Stephan Abarbanell beschreibt in seinem Debüt die Lage der Juden nach dem Weltkrieg in Europa. Seine Protagonistin ist in einer palästinensischen Widerstandsbewegung involviert, bevor sie den Auftrag bekommt, den verschollenen Wissenschaftler zu finden. Hierbei wird ohne viele Worte deutlich gemacht, wie die Angehörigen zwischen Hoffnung auf ein Wiedersehen und der Angst, eben dieses niemals zu erleben. Auf der Suche nach ihrer Heimat und vor allem Sicherheit irren diese entwurzelten Menschen durch die Welt. Stets sind sie auf der Hut, nicht etwa dem Falschen zu vertrauen oder zuviel von sich preis zu geben. So muss Lilya von Jerusalem über London nach München bis hin in die Lüneburger Heide die Spuren verfolgen, die sie zu Raphael Lind führen sollen.

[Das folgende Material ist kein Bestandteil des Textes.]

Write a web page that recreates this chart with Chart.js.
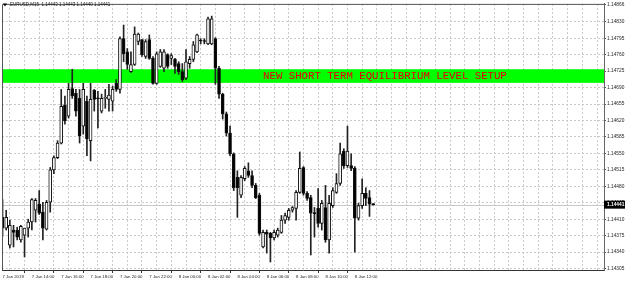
<!DOCTYPE html>
<html><head><meta charset="utf-8">
<script src="https://cdn.jsdelivr.net/npm/chart.js@4.4.1/dist/chart.umd.min.js"></script>
<style>html,body{margin:0;padding:0;background:#fff;overflow:hidden}canvas{display:block}</style>
</head><body>
<canvas id="c" width="625" height="281"></canvas>
<script>
// ---- data (EURUSD, M15, from 7 Jan 2019 12:00) ----
const symbol = 'EURUSD,M15';
const open  = [1.14414,1.14391,1.14355,1.14387,1.14387,1.14366,1.14376,1.14391,1.14404,1.14429,1.14442,1.14425,1.14389,1.14446,1.14515,1.14541,1.14572,1.14653,1.14629,1.14688,1.14678,1.14667,1.14608,1.14661,1.14577,1.14684,1.14667,1.14640,1.14667,1.14665,1.14661,1.14699,1.14686,1.14794,1.14766,1.14724,1.14739,1.14788,1.14792,1.14756,1.14792,1.14752,1.14699,1.14735,1.14731,1.14760,1.14752,1.14750,1.14741,1.14724,1.14710,1.14741,1.14750,1.14766,1.14790,1.14789,1.14783,1.14783,1.14794,1.14731,1.14676,1.14634,1.14593,1.14549,1.14499,1.14461,1.14496,1.14513,1.14503,1.14482,1.14461,1.14351,1.14382,1.14380,1.14370,1.14376,1.14382,1.14408,1.14414,1.14429,1.14433,1.14467,1.14520,1.14465,1.14456,1.14423,1.14433,1.14401,1.14435,1.14366,1.14439,1.14467,1.14486,1.14555,1.14524,1.14524,1.14518,1.14412,1.14439,1.14465,1.14456,1.14443];
const high  = [1.14452,1.14429,1.14408,1.14397,1.14393,1.14397,1.14391,1.14410,1.14454,1.14454,1.14471,1.14446,1.14450,1.14520,1.14545,1.14577,1.14686,1.14672,1.14699,1.14729,1.14686,1.14686,1.14699,1.14672,1.14699,1.14686,1.14682,1.14676,1.14686,1.14697,1.14693,1.14707,1.14798,1.14823,1.14773,1.14766,1.14819,1.14806,1.14792,1.14792,1.14802,1.14756,1.14766,1.14771,1.14771,1.14762,1.14762,1.14752,1.14745,1.14741,1.14771,1.14756,1.14788,1.14804,1.14794,1.14794,1.14840,1.14842,1.14796,1.14735,1.14678,1.14638,1.14608,1.14551,1.14513,1.14503,1.14522,1.14530,1.14513,1.14486,1.14465,1.14387,1.14387,1.14382,1.14387,1.14391,1.14418,1.14423,1.14433,1.14437,1.14471,1.14553,1.14522,1.14469,1.14461,1.14435,1.14475,1.14450,1.14482,1.14461,1.14477,1.14507,1.14572,1.14560,1.14608,1.14549,1.14522,1.14444,1.14496,1.14477,1.14471,1.14443];
const low   = [1.14374,1.14387,1.14349,1.14351,1.14366,1.14361,1.14330,1.14372,1.14387,1.14404,1.14420,1.14366,1.14387,1.14425,1.14507,1.14539,1.14570,1.14612,1.14625,1.14667,1.14629,1.14572,1.14591,1.14545,1.14534,1.14640,1.14604,1.14636,1.14646,1.14640,1.14640,1.14682,1.14678,1.14745,1.14729,1.14722,1.14737,1.14781,1.14756,1.14752,1.14750,1.14697,1.14697,1.14733,1.14724,1.14731,1.14739,1.14720,1.14718,1.14703,1.14707,1.14731,1.14745,1.14764,1.14783,1.14783,1.14781,1.14781,1.14697,1.14667,1.14623,1.14587,1.14545,1.14471,1.14414,1.14456,1.14492,1.14499,1.14477,1.14454,1.14376,1.14349,1.14338,1.14319,1.14366,1.14372,1.14380,1.14401,1.14408,1.14425,1.14408,1.14465,1.14461,1.14450,1.14334,1.14372,1.14393,1.14387,1.14361,1.14338,1.14435,1.14465,1.14482,1.14518,1.14520,1.14513,1.14340,1.14408,1.14433,1.14439,1.14416,1.14440];
const close = [1.14391,1.14414,1.14397,1.14382,1.14372,1.14395,1.14391,1.14404,1.14452,1.14450,1.14423,1.14391,1.14446,1.14515,1.14541,1.14572,1.14650,1.14619,1.14686,1.14672,1.14640,1.14587,1.14686,1.14581,1.14665,1.14665,1.14666,1.14667,1.14668,1.14674,1.14686,1.14686,1.14794,1.14762,1.14739,1.14739,1.14804,1.14804,1.14760,1.14788,1.14752,1.14699,1.14762,1.14766,1.14766,1.14735,1.14758,1.14735,1.14724,1.14707,1.14745,1.14750,1.14781,1.14802,1.14789,1.14788,1.14836,1.14836,1.14731,1.14676,1.14634,1.14593,1.14549,1.14477,1.14477,1.14499,1.14518,1.14503,1.14482,1.14456,1.14380,1.14382,1.14378,1.14370,1.14382,1.14387,1.14408,1.14418,1.14429,1.14435,1.14467,1.14518,1.14465,1.14454,1.14423,1.14422,1.14401,1.14444,1.14366,1.14444,1.14471,1.14486,1.14549,1.14524,1.14555,1.14518,1.14412,1.14439,1.14465,1.14454,1.14442,1.14441];
const xTickLabels = ['7 Jan 2019','7 Jan 14:00','7 Jan 16:00','7 Jan 18:00','7 Jan 20:00','7 Jan 22:00','8 Jan 00:00','8 Jan 02:00','8 Jan 04:00','8 Jan 06:00','8 Jan 08:00','8 Jan 10:00','8 Jan 12:00'];
const yTickValues = [1.14305,1.14340,1.14375,1.14410,1.14445,1.14480,1.14515,1.14550,1.14585,1.14620,1.14655,1.14690,1.14725,1.14760,1.14795,1.14830,1.14866];
const levelZone = [1.14700, 1.14729];
const levelText = 'NEW SHORT TERM EQUILIBRIUM LEVEL SETUP';
const levelTextBar = 71;

const idx = open.map((_, i) => i);
const isBull = idx.map(i => close[i] >= open[i]);
const lastClose = close[close.length - 1];
const n = open.length;

const overlay = {
  id: 'overlay',
  beforeDatasetsDraw(chart) {
    const {ctx, chartArea: a, scales: {x, y}} = chart;
    ctx.save();
    const yt = y.getPixelForValue(levelZone[1]), yb = y.getPixelForValue(levelZone[0]);
    ctx.fillStyle = '#00ff00';
    ctx.fillRect(a.left, yt, a.right - a.left, yb - yt);
    ctx.fillStyle = '#e80000';
    ctx.font = '10.7px "Liberation Mono", monospace';
    ctx.textBaseline = 'middle';
    ctx.textAlign = 'left';
    ctx.fillText(levelText, x.getPixelForValue(levelTextBar), (yt + yb) / 2 + 0.5);
    const yp = Math.round(y.getPixelForValue(lastClose)) + 0.5;
    ctx.strokeStyle = '#c8c8c8';
    ctx.lineWidth = 1;
    ctx.beginPath(); ctx.moveTo(a.left, yp); ctx.lineTo(a.right, yp); ctx.stroke();
    ctx.restore();
  },
  afterDraw(chart) {
    const {ctx, chartArea: a, scales: {y}} = chart;
    ctx.save();
    ctx.strokeStyle = '#555';
    ctx.lineWidth = 1;
    ctx.beginPath();
    ctx.moveTo(a.left + 0.5, a.bottom); ctx.lineTo(a.left + 0.5, a.top + 0.5); ctx.lineTo(a.right, a.top + 0.5);
    ctx.stroke();
    // header
    ctx.fillStyle = '#000';
    ctx.beginPath(); ctx.moveTo(3, 3.5); ctx.lineTo(7, 3.5); ctx.lineTo(5, 6.5); ctx.closePath(); ctx.fill();
    ctx.font = '4.5px "Liberation Sans", sans-serif';
    ctx.textBaseline = 'middle';
    ctx.fillStyle = '#111';
    const hdr = symbol + '  ' + [open[n-1], high[n-1], low[n-1], close[n-1]].map(v => v.toFixed(5)).join(' ');
    ctx.fillText(hdr, 10, 5);
    // current price label
    const yp = y.getPixelForValue(lastClose);
    ctx.fillStyle = '#000';
    ctx.fillRect(a.right, yp - 4, 625 - a.right, 8);
    ctx.fillStyle = '#fff';
    ctx.font = 'bold 4.8px "Liberation Sans", sans-serif';
    ctx.fillText(lastClose.toFixed(5), a.right + 3, yp);
    ctx.restore();
  }
};

new Chart(document.getElementById('c'), {
  type: 'bar',
  data: {
    datasets: [
      { label: 'body', data: idx.map(i => ({x: i, y: [open[i], close[i]]})),
        backgroundColor: idx.map(i => isBull[i] ? '#ffffff' : '#000000'),
        borderColor: '#111', borderWidth: 1, borderSkipped: false,
        barThickness: 3, minBarLength: 1, grouped: false, order: 0 },
      { label: 'wick', data: idx.map(i => ({x: i, y: [low[i], high[i]]})),
        backgroundColor: '#222', borderWidth: 0,
        barThickness: 1, grouped: false, order: 1 }
    ]
  },
  options: {
    responsive: false, animation: false, devicePixelRatio: 1,
    layout: { padding: { left: 2, top: 2, right: 0, bottom: 0 } },
    plugins: { legend: { display: false }, tooltip: { enabled: false } },
    scales: {
      x: {
        type: 'linear', min: -0.14, max: 163.9, offset: false,
        afterBuildTicks: s => { const t = []; for (let v = 0; v <= 163; v += 4) t.push({value: v}); s.ticks = t; },
        afterFit: s => { s.height = 11; },
        ticks: {
          autoSkip: false, maxRotation: 0, minRotation: 0, align: 'start', padding: 1,
          color: '#222', font: { family: 'Liberation Sans', size: 4.3 },
          callback: v => (v % 8 === 0 && xTickLabels[v / 8] !== undefined) ? xTickLabels[v / 8] : ''
        },
        grid: { color: '#c8c8c8', tickLength: 3,
          tickColor: c => (c.tick && c.tick.value % 8 === 0 && c.tick.value / 8 < xTickLabels.length) ? '#333' : 'rgba(0,0,0,0)' },
        border: { color: '#333', dash: [2, 2] }
      },
      y: {
        position: 'right', min: 1.14302, max: 1.14868,
        afterBuildTicks: s => { s.ticks = yTickValues.map(v => ({value: v})); },
        afterFit: s => { s.width = 21; },
        ticks: { padding: 1, color: '#222', font: { family: 'Liberation Sans', size: 4.8 },
          callback: v => v.toFixed(5) },
        grid: { color: '#c8c8c8', tickLength: 2, tickColor: '#555' },
        border: { color: '#666', dash: [2, 2] }
      }
    }
  },
  plugins: [overlay]
});
</script>
</body></html>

Sowohl die Charaktere als auch die Orte sind detailreich und lebendig beschrieben. 1946 nutzen verschiedene Geheimdienste die teilweise noch nicht wieder funktionierenden Abläufe in verschiedenen Organisationen, um ihre Informationen zu leiten. Während man in Deutschland noch mit der Entnazifizierung beschäftigt ist, kann somit Lilya die Listen einiger Deportationslager einsehen, deren Richtigkeit aber nicht immer gegeben ist. Das zeichnet ein ungeschöntes Bild der damaligen Zustände und versetzt die Leser in die richtige Stimmung. Es verdeutlicht zudem, mit welchen Schwierigkeiten die Wissenschaftler mit jüdischem Glauben ihre Arbeit veröffentlicht haben. Da auch Lilya immer wieder in gefährliche Situationen gerät, wird der Schrecken nur noch greifbarer. Der leise Erzählstil wurde für diesen Teil der Nachkriegsgeschichte passend gewählt. Trotz der wenig geläufigen Namen und Ausdrücke lässt sich der Roman wie ein Krimi lesen. Spannung, belegte Geschichte und ein wenig bewandertes Thema machen das Buch zu einer Leseempfehlung.